Les nationalistes de Tchang Kaï-chek et les communistes de Mao Zedong unissent donc leurs efforts contre le Japon. Les communistes déclarent enfin officiellement la guerre aux Japonais à Jiangxi alors que les nationalistes reconnaissent leur faiblesse et se refusent à entraîner la Chine dans des hostilités strictement vouées à la défaite. Selon eux, les Japonais, ces nains victorieux, sont une maladie de la peau alors que les communistes sont une maladie du cœur. Tchang Kaï-chek veut donc aller à l’essentiel et l’essentiel n’est pas l’étranger.     
En décembre 1937, les Japonais envahissent la ville de Nanjing, alors capitale de la Chine, et commettent des atrocités connues sous la dénomination « viol de Nanjing ». La capitale est transférée à Chongqing. Devant ces circonstances, les Japonais se croient avisés d’offrir des conditions de paix au dirigeant chinois du moment, Jiang Jieshi, chef des nationalistes. Les nains victorieux choisissent de poursuivre leur avancée et d’établir des directions marionnettes dans les régions de la Chine qu’ils maîtrisent. Leur férocité est sans relâche.
 

Invité par Rose qui aimait entendre parler du pays de sa douce amie, Qipin Charles lui raconta cette période de la grande famine qui sévissait toujours, quand le gouvernement n’arrivait pas à nourrir son peuple. On vendait de tout pour manger. Des villageois vendaient leurs vêtements, leurs meubles, de tout par nécessité. Le marché noir s’était généralisé et les enfants étaient devenus une commodité. On offrait trois yuans pour un enfant de neuf ans, parfois un bol de riz et deux kilos d’arachides, et même pour si peu, plusieurs ne trouvaient pas preneur pour leur progéniture. Entre 1957 et 1960, le parti communiste a pillé son peuple par une série de mesures tout aussi désastreuses qu’inefficaces les unes que les autres. L’argenterie de tout genre et la porcelaine ont été ramassées soit pour être envoyées dans des fonderies ou pour être amalgamées à d’autres matériaux de construction. On a procédé de même pour les chaudrons de fonte et les ustensiles de fer. Les porcs et les matériaux de construction de porcheries géantes ont été saisis. En 1959, les économies des banques d’état ont été gelées pour financer les grands projets d’irrigation. Ce même été, le parti persécuta un demi-million d’étudiants et d’intellectuels et les déporta dans des endroits isolés pour les contraindre au travail. Devant ce pillage de biens et de personnes et cette déstructuration complète, le peuple a réagi avec ses propres stratégies. Ils ont été des milliers à faire preuve d’inertie naturelle au travail, à voler les cantines, à s’approprier les récoltes pour les manger ou les vendre, et à faire gonfler les grains dans l’eau pour en doubler la quantité et leur revenu.
 
 
Pendant que les membres du parti s’empiffraient ouvertement, les gens des communes, les gens ordinaires s’appropriaient en secret tout ce qui était possible de trouver pour nourrir leurs familles, pour approvisionner leurs voisins. Les fermiers s’en sont donné à cœur fendre dans une orgie de boucherie. Ils ont tué leurs volailles et leur bétail en représailles. Pour s’assurer de ne pas perdre leurs butins, ils ont choisi de consommer le fruit de leur labeur et de chercher les raisons de faire la fête pour manger leur production, la mettre en réserve, la vendre sur le marché noir, et de cacher leur profit en sécurité. Malgré tout, les gens ne voyaient pas de raisons de faire des économies parce que, d’un jour à l’autre, ils pouvaient tout perdre selon les sautes d’humeur du régime.

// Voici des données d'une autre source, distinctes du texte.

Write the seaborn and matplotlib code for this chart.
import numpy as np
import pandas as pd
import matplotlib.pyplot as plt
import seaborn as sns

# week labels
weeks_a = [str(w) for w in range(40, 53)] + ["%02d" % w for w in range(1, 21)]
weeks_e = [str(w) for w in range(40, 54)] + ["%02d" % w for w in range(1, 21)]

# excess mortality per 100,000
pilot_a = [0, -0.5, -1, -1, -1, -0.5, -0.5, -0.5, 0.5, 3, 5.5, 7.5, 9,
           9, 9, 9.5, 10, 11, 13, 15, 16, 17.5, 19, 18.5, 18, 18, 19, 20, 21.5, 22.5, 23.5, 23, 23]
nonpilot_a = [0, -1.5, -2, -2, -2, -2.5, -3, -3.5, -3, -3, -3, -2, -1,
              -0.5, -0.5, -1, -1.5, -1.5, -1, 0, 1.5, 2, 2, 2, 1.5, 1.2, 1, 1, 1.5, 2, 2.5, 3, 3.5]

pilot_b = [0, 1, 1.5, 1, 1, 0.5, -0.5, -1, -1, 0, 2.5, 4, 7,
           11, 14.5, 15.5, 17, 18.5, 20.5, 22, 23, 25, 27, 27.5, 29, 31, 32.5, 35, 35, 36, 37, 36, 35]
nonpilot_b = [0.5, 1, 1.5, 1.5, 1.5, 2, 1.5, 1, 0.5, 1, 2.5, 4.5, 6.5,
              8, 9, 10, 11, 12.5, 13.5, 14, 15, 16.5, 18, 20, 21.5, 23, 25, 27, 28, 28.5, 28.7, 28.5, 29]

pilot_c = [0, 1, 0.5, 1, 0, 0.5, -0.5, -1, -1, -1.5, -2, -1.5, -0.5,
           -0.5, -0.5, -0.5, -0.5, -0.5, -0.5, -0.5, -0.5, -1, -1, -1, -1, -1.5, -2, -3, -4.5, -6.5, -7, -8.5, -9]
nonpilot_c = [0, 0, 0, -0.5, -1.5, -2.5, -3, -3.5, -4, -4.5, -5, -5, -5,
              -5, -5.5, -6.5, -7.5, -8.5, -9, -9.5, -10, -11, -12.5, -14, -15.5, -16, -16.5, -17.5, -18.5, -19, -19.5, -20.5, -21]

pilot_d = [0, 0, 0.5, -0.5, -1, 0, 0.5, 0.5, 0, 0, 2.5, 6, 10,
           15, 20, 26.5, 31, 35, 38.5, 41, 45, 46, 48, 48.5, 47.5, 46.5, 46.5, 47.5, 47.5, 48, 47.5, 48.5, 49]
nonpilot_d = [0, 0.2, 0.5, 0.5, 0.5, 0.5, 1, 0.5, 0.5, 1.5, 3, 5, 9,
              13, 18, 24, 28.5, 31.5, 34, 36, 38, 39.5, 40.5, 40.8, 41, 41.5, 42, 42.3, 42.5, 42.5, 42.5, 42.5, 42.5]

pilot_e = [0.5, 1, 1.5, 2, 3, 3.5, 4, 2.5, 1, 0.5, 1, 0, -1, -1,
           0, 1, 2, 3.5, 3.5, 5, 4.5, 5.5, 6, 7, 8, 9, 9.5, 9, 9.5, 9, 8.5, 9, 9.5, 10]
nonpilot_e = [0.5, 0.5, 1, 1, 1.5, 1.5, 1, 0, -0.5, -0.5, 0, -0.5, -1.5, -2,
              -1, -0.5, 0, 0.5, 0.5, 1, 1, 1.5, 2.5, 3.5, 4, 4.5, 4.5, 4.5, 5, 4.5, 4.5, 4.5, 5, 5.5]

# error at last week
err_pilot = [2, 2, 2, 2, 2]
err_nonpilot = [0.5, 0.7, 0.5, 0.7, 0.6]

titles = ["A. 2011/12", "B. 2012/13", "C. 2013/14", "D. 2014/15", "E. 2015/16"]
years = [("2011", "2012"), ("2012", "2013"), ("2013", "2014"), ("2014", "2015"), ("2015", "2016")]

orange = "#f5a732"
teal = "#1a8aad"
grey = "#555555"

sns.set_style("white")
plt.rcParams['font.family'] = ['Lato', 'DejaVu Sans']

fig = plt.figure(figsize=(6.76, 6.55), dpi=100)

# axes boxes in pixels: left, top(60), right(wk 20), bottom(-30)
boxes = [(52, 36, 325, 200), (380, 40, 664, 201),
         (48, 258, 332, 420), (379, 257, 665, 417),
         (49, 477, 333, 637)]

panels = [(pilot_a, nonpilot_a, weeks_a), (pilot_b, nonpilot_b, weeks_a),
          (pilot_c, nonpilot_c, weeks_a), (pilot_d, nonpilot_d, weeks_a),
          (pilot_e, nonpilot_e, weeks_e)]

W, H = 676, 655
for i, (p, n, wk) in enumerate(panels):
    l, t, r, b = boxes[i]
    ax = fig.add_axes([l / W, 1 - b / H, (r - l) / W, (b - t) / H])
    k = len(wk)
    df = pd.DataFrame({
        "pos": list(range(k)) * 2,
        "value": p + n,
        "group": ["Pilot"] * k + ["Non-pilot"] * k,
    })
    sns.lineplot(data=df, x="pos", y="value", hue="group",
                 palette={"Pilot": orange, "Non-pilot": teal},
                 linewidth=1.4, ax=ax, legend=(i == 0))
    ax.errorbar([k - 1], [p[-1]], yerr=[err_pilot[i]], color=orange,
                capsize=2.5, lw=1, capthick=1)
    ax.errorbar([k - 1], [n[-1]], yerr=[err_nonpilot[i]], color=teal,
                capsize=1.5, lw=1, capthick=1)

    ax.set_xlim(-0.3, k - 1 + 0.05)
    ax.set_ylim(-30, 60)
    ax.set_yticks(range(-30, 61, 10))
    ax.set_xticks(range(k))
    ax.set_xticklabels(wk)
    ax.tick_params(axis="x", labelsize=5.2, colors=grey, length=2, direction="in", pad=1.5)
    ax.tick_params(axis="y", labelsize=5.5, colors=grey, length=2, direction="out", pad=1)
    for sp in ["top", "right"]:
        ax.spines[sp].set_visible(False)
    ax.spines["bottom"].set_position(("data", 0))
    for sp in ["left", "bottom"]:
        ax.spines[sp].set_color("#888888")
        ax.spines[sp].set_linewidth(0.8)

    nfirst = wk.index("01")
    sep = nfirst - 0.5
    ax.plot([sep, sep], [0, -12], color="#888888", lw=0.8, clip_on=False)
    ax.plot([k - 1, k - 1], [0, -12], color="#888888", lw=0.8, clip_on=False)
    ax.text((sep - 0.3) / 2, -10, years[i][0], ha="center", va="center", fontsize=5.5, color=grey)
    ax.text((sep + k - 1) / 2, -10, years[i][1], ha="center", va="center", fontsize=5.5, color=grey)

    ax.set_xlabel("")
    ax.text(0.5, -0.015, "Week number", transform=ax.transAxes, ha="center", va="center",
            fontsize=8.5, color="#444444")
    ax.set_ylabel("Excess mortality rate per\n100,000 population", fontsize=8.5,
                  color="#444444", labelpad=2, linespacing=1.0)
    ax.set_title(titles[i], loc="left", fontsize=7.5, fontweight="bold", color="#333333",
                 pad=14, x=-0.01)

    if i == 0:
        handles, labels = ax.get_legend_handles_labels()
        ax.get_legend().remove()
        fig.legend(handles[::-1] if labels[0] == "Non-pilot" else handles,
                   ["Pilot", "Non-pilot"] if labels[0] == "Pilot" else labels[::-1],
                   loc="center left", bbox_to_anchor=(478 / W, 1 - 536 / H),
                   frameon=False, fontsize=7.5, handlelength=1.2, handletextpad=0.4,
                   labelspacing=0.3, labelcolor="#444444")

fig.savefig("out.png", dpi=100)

Tout le monde, de haut en bas de la société chinoise, volait pendant cette période. Ce n’était pas un moyen de résister à l’État et tous en souffraient. Quand on cachait le riz, les travailleurs crevaient de faim. C’était la seule façon d’avoir une ration de plus. Avec le Grand Bond en avant, la société chinoise est devenue une horde de petits et de grands voleurs.